Start of Source material

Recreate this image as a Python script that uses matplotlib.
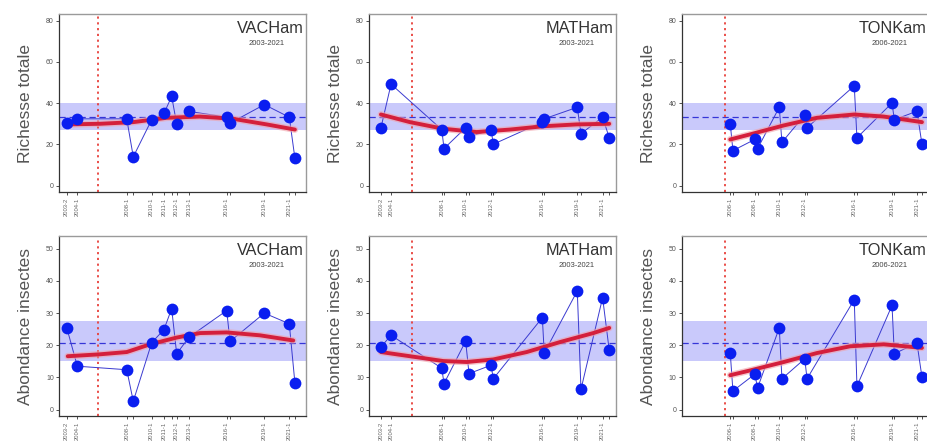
import matplotlib
matplotlib.use("Agg")
import matplotlib.pyplot as plt

W, H = 927, 448
plt.rcParams['font.family'] = ['Liberation Sans', 'DejaVu Sans']

# ---------------- data ----------------
sites = ["VACHam", "MATHam", "TONKam"]
periods = ["2003-2021", "2003-2021", "2006-2021"]
mgmt_change = [2005.45, 2005.71, 2005.78]

dates_vac = [2002.98, 2003.81, 2007.67, 2008.18, 2009.62, 2010.58, 2011.18, 2011.57,
             2012.56, 2015.48, 2015.74, 2018.42, 2020.37, 2020.81]
dates_mat = [2003.31, 2004.10, 2008.06, 2008.24, 2009.93, 2010.19, 2011.91, 2012.09,
             2015.92, 2016.07, 2018.65, 2018.94, 2020.63, 2021.15]
dates_ton = [2006.17, 2006.38, 2008.08, 2008.31, 2010.00, 2010.21, 2011.99, 2012.17,
             2015.86, 2016.07, 2018.81, 2018.99, 2020.76, 2021.15]

labels_vac = ["2003-2", "2004-1", "2008-1", "", "2010-1", "2011-1", "", "2012-1",
              "2013-1", "2016-1", "", "2019-1", "2021-1", ""]
labels_mat = ["2003-2", "2004-1", "2008-1", "", "2010-1", "", "2012-1", "",
              "2016-1", "", "2019-1", "", "2021-1", ""]
labels_ton = ["2006-1", "", "2008-1", "", "2010-1", "", "2012-1", "",
              "2016-1", "", "2019-1", "", "2021-1", ""]

rich_vac = [30.3, 32.4, 32.4, 14.0, 32.0, 35.0, 43.3, 30.0, 36.0, 33.2, 30.3, 39.3, 33.2, 13.3]
rich_mat = [28.1, 49.2, 27.2, 18.0, 28.1, 23.6, 27.2, 20.1, 30.8, 32.4, 38.0, 25.2, 33.2, 23.2]
rich_ton = [30.0, 17.0, 22.4, 18.0, 38.0, 21.0, 34.3, 28.1, 48.4, 23.2, 40.1, 32.0, 36.1, 20.1]

abond_vac = [25.5, 13.5, 12.4, 2.6, 20.8, 24.9, 31.4, 17.4, 22.6, 30.8, 21.2, 30.0, 26.7, 8.3]
abond_mat = [19.5, 23.1, 12.9, 8.1, 21.3, 11.2, 13.8, 9.6, 28.6, 17.6, 36.9, 6.3, 34.8, 18.4]
abond_ton = [17.6, 5.8, 11.0, 6.8, 25.4, 9.6, 15.8, 9.6, 34.2, 7.3, 32.4, 17.4, 20.7, 10.1]

# smoothed trend
trend_x_rich_vac = [2002.98, 2005.58, 2008.18, 2010.79, 2013.39, 2015.99, 2018.60, 2020.81]
trend_y_rich_vac = [29.7, 30.0, 30.8, 32.9, 33.5, 32.4, 29.7, 27.2]
trend_x_rich_mat = [2003.31, 2005.58, 2008.18, 2010.79, 2013.39, 2015.99, 2018.60, 2021.15]
trend_y_rich_mat = [34.5, 30.8, 27.6, 26.0, 27.2, 28.8, 29.7, 30.0]
trend_x_rich_ton = [2006.17, 2007.74, 2010.35, 2012.95, 2015.86, 2018.16, 2021.15]
trend_y_rich_ton = [22.4, 24.9, 29.2, 32.9, 34.5, 33.5, 30.8]

trend_x_ab_vac = [2003.06, 2005.58, 2007.67, 2009.49, 2011.57, 2013.39, 2015.48, 2018.08, 2020.68]
trend_y_ab_vac = [16.6, 17.2, 17.9, 20.3, 22.4, 23.8, 24.0, 23.1, 21.5]
trend_x_ab_mat = [2003.31, 2005.58, 2008.18, 2010.01, 2012.09, 2014.70, 2017.30, 2019.90, 2021.15]
trend_y_ab_mat = [17.9, 16.6, 15.1, 14.8, 15.6, 17.9, 21.0, 23.8, 25.4]
trend_x_ab_ton = [2006.17, 2007.74, 2010.35, 2012.95, 2015.55, 2018.16, 2021.15]
trend_y_ab_ton = [10.7, 12.2, 14.8, 17.6, 19.7, 20.3, 19.2]

# reference mean and band
rich_mean, rich_low, rich_high = 33.2, 26.8, 40.1
ab_mean, ab_low, ab_high = 20.8, 15.0, 27.7

ylabels = ["Richesse totale", "Abondance insectes"]
yticks_rich = [0, 20, 40, 60, 80]
yticks_ab = [0, 10, 20, 30, 40, 50]

# ---------------- layout ----------------
dates = [dates_vac, dates_mat, dates_ton]
tick_labels = [labels_vac, labels_mat, labels_ton]
rows = [
    dict(vals=[rich_vac, rich_mat, rich_ton],
         tx=[trend_x_rich_vac, trend_x_rich_mat, trend_x_rich_ton],
         ty=[trend_y_rich_vac, trend_y_rich_mat, trend_y_rich_ton],
         mean=rich_mean, lo=rich_low, hi=rich_high, yticks=yticks_rich,
         ylim=(-3.2, 83.2), top=14, bottom=192.3, label=ylabels[0]),
    dict(vals=[abond_vac, abond_mat, abond_ton],
         tx=[trend_x_ab_vac, trend_x_ab_mat, trend_x_ab_ton],
         ty=[trend_y_ab_vac, trend_y_ab_mat, trend_y_ab_ton],
         mean=ab_mean, lo=ab_low, hi=ab_high, yticks=yticks_ab,
         ylim=(-2.08, 54.08), top=235.7, bottom=416.3, label=ylabels[1]),
]
col_left = [59.3, 369.3, 682.0]
col_width = 247.0
xlim = (2002.4, 2021.7)

fig = plt.figure(figsize=(W / 100, H / 100), dpi=100)
fig.patch.set_facecolor("white")

for r, row in enumerate(rows):
    for c in range(3):
        ax = fig.add_axes([col_left[c] / W, 1 - row["bottom"] / H,
                           col_width / W, (row["bottom"] - row["top"]) / H])
        ax.set_xlim(*xlim)
        ax.set_ylim(*row["ylim"])
        ax.axhspan(row["lo"], row["hi"], color="#c9c9fb", lw=0, zorder=0)
        ax.axhline(row["mean"], color="#3535d8", lw=0.9, ls=(0, (5, 3)), zorder=1)
        ax.axvline(mgmt_change[c], color="#e8403a", lw=1.3, ls=(0, (1.2, 2.0)), zorder=1)
        ax.plot(dates[c], row["vals"][c], color="#3a3ad0", lw=0.7, zorder=2)
        ax.plot(row["tx"][c], row["ty"][c], color="#f0a0a8", lw=4.8, alpha=0.6,
                solid_capstyle="round", zorder=3)
        ax.plot(row["tx"][c], row["ty"][c], color="#d41f3c", lw=2.8,
                solid_capstyle="round", zorder=4)
        ax.scatter(dates[c], row["vals"][c], s=72, color="#0a1ef0", lw=0, zorder=5)

        ax.set_yticks(row["yticks"])
        ax.set_yticklabels([str(v) for v in row["yticks"]], fontsize=5, color="#555555")
        ax.set_xticks(dates[c])
        ax.set_xticklabels(tick_labels[c], rotation=90, fontsize=4.2, color="#666666")
        ax.tick_params(axis="both", length=2.5, width=0.6, color="#333333", pad=1.5)
        for s in ["top", "right"]:
            ax.spines[s].set_color("#9a9a9a")
            ax.spines[s].set_linewidth(1.0)
        for s in ["left", "bottom"]:
            ax.spines[s].set_color("#333333")
            ax.spines[s].set_linewidth(0.9)

        ax.set_ylabel(row["label"], fontsize=12.5, color="#555555", labelpad=9)
        ax.text(0.99, 0.916, sites[c], transform=ax.transAxes, ha="right", va="center",
                fontsize=11.7, color="#333333")
        ax.text(0.84, 0.837, periods[c], transform=ax.transAxes, ha="center", va="center",
                fontsize=5.5, color="#444444")

fig.savefig("out.png", dpi=100, facecolor="white")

End of Source material

Given problem: Starting at the top of the listing above, reproduce each line up to and including the one with "mgmt_change = [2005.45, 2005.71, 2005.78]"; omit the pictures.

Exercise response:
Recreate this image as a Python script that uses matplotlib.
import matplotlib
matplotlib.use("Agg")
import matplotlib.pyplot as plt

W, H = 927, 448
plt.rcParams['font.family'] = ['Liberation Sans', 'DejaVu Sans']

# ---------------- data ----------------
sites = ["VACHam", "MATHam", "TONKam"]
periods = ["2003-2021", "2003-2021", "2006-2021"]
mgmt_change = [2005.45, 2005.71, 2005.78]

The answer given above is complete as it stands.